Histogram distribution in statistics refers to the patterns, shapes and locations of univariate data bars on a histogram. How and where the bars are distributed can be used to analyze and draw conclusions about the data. Histogram distribution analysis is important in identifying traits such as data normality, multimodal distributions and skewed data.
A histogram is a univariate data display that uses rectangles proportional in area to class or bin frequencies to visually show features of data. The data points in the histogram are organized into bins and the histogram distribution itself is a visual approximation of the data's frequency distribution or probability density function. The shape of the distribution can change based on the number of bins.
Histogram distribution analysis is often used as a qualitative check for data normality. Although analytical methods for determining normality exist, histograms can be used to provide a quick, common sense check to save time. If the histogram data appears roughly even and centered on the mean, the data are assumed to be normal. Although fast and relatively easy, this kind of qualitative check is subjective and analytical methods should be used if a higher standard of accuracy is required.
Determining whether a data set exhibits skewness is another way histogram distribution analysis can be used. Data skewness is defined as pronounced asymmetry in the data. Negative skew, or skewing to the left, is seen in data sets with very few low values. Positive skew, or skewing to the right, occurs in data sets with few high values. Observing the histogram distribution can reveal outliers and skewed data.
In addition to revealing the characteristics of data with a single mode, the shape of a histogram also can reveal characteristics of multimodal data. Multimodal data sets contain more than one mode and are characterized by frequency distributions that have more than one peak or maxima. Political affiliations in a town, approval opinion polls, and body sizes of bees are examples of data sets that may be multimodal.
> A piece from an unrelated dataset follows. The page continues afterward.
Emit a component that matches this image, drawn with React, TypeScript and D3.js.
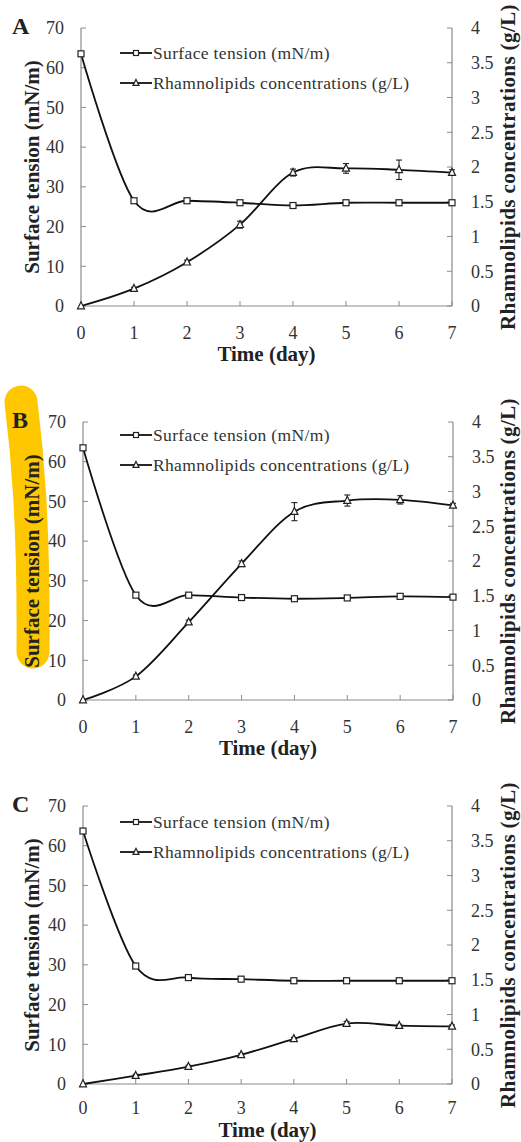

Observing the shape of the histogram and noting the various peaks in multimodal data can often provide a researcher with more insight than simple univariate statistical calculations would.
The analysis of histograms and the distribution of data are highly dependent on the chosen bin sizes. In practice, the number of bins can be estimated by taking the square root of the number of observations, although other bin sizes may be used. For example, a teacher may choose to analyze test grades by choosing bin sizes that reflect letter grades.